## Requirements
Your task is to repeat all of the data exactly while excluding the pictures.
* Start Provided data *
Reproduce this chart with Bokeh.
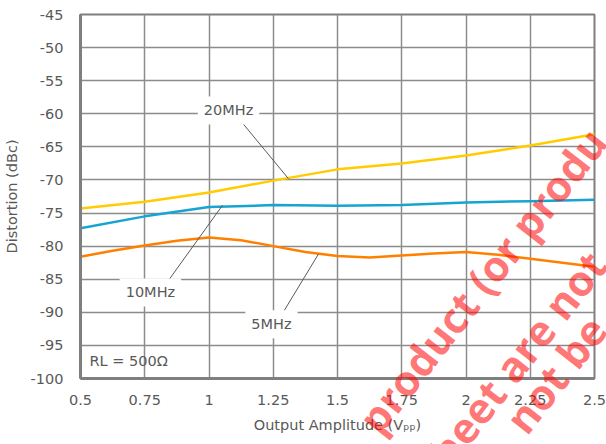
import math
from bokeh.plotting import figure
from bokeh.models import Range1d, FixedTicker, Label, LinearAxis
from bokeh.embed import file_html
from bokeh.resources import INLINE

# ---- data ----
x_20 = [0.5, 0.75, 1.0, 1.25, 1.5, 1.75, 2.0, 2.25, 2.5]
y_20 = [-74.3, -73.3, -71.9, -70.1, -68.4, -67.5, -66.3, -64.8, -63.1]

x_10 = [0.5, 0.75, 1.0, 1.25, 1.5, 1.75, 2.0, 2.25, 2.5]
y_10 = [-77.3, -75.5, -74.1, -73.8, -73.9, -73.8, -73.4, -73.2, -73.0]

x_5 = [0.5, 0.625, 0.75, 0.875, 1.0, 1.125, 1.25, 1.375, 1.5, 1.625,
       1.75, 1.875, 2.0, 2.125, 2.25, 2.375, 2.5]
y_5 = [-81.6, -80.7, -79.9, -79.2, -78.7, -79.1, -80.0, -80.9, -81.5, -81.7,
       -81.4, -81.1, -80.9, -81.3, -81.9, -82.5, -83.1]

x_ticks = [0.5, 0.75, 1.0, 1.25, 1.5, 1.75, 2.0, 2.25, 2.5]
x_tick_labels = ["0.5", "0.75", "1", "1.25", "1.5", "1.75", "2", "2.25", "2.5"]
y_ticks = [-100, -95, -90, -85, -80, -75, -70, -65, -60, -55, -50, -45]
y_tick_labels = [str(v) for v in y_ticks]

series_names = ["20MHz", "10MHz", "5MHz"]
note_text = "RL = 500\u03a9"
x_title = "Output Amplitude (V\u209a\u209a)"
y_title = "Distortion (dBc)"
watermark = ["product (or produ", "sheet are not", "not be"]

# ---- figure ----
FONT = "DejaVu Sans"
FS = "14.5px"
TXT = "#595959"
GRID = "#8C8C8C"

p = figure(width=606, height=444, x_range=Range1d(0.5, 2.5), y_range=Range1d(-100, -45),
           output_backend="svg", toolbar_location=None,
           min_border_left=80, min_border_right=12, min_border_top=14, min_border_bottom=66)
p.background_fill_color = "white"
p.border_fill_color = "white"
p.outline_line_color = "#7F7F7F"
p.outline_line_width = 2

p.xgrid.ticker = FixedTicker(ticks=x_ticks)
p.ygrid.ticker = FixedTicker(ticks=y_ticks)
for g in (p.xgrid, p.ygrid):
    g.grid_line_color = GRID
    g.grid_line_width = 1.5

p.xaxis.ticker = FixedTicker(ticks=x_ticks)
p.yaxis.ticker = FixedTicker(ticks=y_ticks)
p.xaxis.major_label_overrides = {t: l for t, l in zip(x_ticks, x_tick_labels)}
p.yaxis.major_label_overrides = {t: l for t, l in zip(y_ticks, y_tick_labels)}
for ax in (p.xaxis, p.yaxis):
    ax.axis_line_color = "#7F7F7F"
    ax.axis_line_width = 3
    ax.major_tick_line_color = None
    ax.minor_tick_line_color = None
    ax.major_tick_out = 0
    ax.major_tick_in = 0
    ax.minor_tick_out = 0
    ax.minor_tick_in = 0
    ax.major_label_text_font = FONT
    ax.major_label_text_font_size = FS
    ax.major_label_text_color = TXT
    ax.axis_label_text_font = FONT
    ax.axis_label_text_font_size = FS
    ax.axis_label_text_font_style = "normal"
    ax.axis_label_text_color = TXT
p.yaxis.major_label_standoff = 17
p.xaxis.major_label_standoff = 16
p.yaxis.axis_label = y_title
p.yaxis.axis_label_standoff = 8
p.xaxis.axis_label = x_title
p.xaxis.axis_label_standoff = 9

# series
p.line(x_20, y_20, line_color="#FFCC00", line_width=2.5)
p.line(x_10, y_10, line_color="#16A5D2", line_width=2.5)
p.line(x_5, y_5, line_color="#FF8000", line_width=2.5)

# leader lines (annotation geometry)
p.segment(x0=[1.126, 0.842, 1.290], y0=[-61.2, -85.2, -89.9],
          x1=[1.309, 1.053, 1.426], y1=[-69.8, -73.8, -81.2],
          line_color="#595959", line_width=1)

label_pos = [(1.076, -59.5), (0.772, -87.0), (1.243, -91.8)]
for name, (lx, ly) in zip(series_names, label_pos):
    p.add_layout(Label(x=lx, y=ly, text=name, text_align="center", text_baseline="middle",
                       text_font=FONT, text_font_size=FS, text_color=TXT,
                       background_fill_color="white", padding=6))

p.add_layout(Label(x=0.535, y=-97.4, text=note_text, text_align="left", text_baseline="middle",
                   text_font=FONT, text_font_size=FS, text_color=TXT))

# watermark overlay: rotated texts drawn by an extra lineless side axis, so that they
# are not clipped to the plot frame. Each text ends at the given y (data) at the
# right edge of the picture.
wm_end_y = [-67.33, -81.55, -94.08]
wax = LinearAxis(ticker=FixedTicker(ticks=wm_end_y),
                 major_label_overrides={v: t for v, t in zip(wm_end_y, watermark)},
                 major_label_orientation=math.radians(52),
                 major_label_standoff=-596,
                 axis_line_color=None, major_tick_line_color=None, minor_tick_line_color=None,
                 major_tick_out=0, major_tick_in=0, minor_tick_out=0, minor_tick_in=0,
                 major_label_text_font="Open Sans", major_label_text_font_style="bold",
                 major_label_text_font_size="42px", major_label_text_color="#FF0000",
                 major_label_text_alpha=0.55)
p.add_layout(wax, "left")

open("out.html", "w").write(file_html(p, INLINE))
* End Provided data *
## Output for this task
Reproduce this chart with Bokeh.
import math
from bokeh.plotting import figure
from bokeh.models import Range1d, FixedTicker, Label, LinearAxis
from bokeh.embed import file_html
from bokeh.resources import INLINE

# ---- data ----
x_20 = [0.5, 0.75, 1.0, 1.25, 1.5, 1.75, 2.0, 2.25, 2.5]
y_20 = [-74.3, -73.3, -71.9, -70.1, -68.4, -67.5, -66.3, -64.8, -63.1]

x_10 = [0.5, 0.75, 1.0, 1.25, 1.5, 1.75, 2.0, 2.25, 2.5]
y_10 = [-77.3, -75.5, -74.1, -73.8, -73.9, -73.8, -73.4, -73.2, -73.0]

x_5 = [0.5, 0.625, 0.75, 0.875, 1.0, 1.125, 1.25, 1.375, 1.5, 1.625,
       1.75, 1.875, 2.0, 2.125, 2.25, 2.375, 2.5]
y_5 = [-81.6, -80.7, -79.9, -79.2, -78.7, -79.1, -80.0, -80.9, -81.5, -81.7,
       -81.4, -81.1, -80.9, -81.3, -81.9, -82.5, -83.1]

x_ticks = [0.5, 0.75, 1.0, 1.25, 1.5, 1.75, 2.0, 2.25, 2.5]
x_tick_labels = ["0.5", "0.75", "1", "1.25", "1.5", "1.75", "2", "2.25", "2.5"]
y_ticks = [-100, -95, -90, -85, -80, -75, -70, -65, -60, -55, -50, -45]
y_tick_labels = [str(v) for v in y_ticks]

series_names = ["20MHz", "10MHz", "5MHz"]
note_text = "RL = 500\u03a9"
x_title = "Output Amplitude (V\u209a\u209a)"
y_title = "Distortion (dBc)"
watermark = ["product (or produ", "sheet are not", "not be"]

# ---- figure ----
FONT = "DejaVu Sans"
FS = "14.5px"
TXT = "#595959"
GRID = "#8C8C8C"

p = figure(width=606, height=444, x_range=Range1d(0.5, 2.5), y_range=Range1d(-100, -45),
           output_backend="svg", toolbar_location=None,
           min_border_left=80, min_border_right=12, min_border_top=14, min_border_bottom=66)
p.background_fill_color = "white"
p.border_fill_color = "white"
p.outline_line_color = "#7F7F7F"
p.outline_line_width = 2

p.xgrid.ticker = FixedTicker(ticks=x_ticks)
p.ygrid.ticker = FixedTicker(ticks=y_ticks)
for g in (p.xgrid, p.ygrid):
    g.grid_line_color = GRID
    g.grid_line_width = 1.5

p.xaxis.ticker = FixedTicker(ticks=x_ticks)
p.yaxis.ticker = FixedTicker(ticks=y_ticks)
p.xaxis.major_label_overrides = {t: l for t, l in zip(x_ticks, x_tick_labels)}
p.yaxis.major_label_overrides = {t: l for t, l in zip(y_ticks, y_tick_labels)}
for ax in (p.xaxis, p.yaxis):
    ax.axis_line_color = "#7F7F7F"
    ax.axis_line_width = 3
    ax.major_tick_line_color = None
    ax.minor_tick_line_color = None
    ax.major_tick_out = 0
    ax.major_tick_in = 0
    ax.minor_tick_out = 0
    ax.minor_tick_in = 0
    ax.major_label_text_font = FONT
    ax.major_label_text_font_size = FS
    ax.major_label_text_color = TXT
    ax.axis_label_text_font = FONT
    ax.axis_label_text_font_size = FS
    ax.axis_label_text_font_style = "normal"
    ax.axis_label_text_color = TXT
p.yaxis.major_label_standoff = 17
p.xaxis.major_label_standoff = 16
p.yaxis.axis_label = y_title
p.yaxis.axis_label_standoff = 8
p.xaxis.axis_label = x_title
p.xaxis.axis_label_standoff = 9

# series
p.line(x_20, y_20, line_color="#FFCC00", line_width=2.5)
p.line(x_10, y_10, line_color="#16A5D2", line_width=2.5)
p.line(x_5, y_5, line_color="#FF8000", line_width=2.5)

# leader lines (annotation geometry)
p.segment(x0=[1.126, 0.842, 1.290], y0=[-61.2, -85.2, -89.9],
          x1=[1.309, 1.053, 1.426], y1=[-69.8, -73.8, -81.2],
          line_color="#595959", line_width=1)

label_pos = [(1.076, -59.5), (0.772, -87.0), (1.243, -91.8)]
for name, (lx, ly) in zip(series_names, label_pos):
    p.add_layout(Label(x=lx, y=ly, text=name, text_align="center", text_baseline="middle",
                       text_font=FONT, text_font_size=FS, text_color=TXT,
                       background_fill_color="white", padding=6))

p.add_layout(Label(x=0.535, y=-97.4, text=note_text, text_align="left", text_baseline="middle",
                   text_font=FONT, text_font_size=FS, text_color=TXT))

# watermark overlay: rotated texts drawn by an extra lineless side axis, so that they
# are not clipped to the plot frame. Each text ends at the given y (data) at the
# right edge of the picture.
wm_end_y = [-67.33, -81.55, -94.08]
wax = LinearAxis(ticker=FixedTicker(ticks=wm_end_y),
                 major_label_overrides={v: t for v, t in zip(wm_end_y, watermark)},
                 major_label_orientation=math.radians(52),
                 major_label_standoff=-596,
                 axis_line_color=None, major_tick_line_color=None, minor_tick_line_color=None,
                 major_tick_out=0, major_tick_in=0, minor_tick_out=0, minor_tick_in=0,
                 major_label_text_font="Open Sans", major_label_text_font_style="bold",
                 major_label_text_font_size="42px", major_label_text_color="#FF0000",
                 major_label_text_alpha=0.55)
p.add_layout(wax, "left")

open("out.html", "w").write(file_html(p, INLINE))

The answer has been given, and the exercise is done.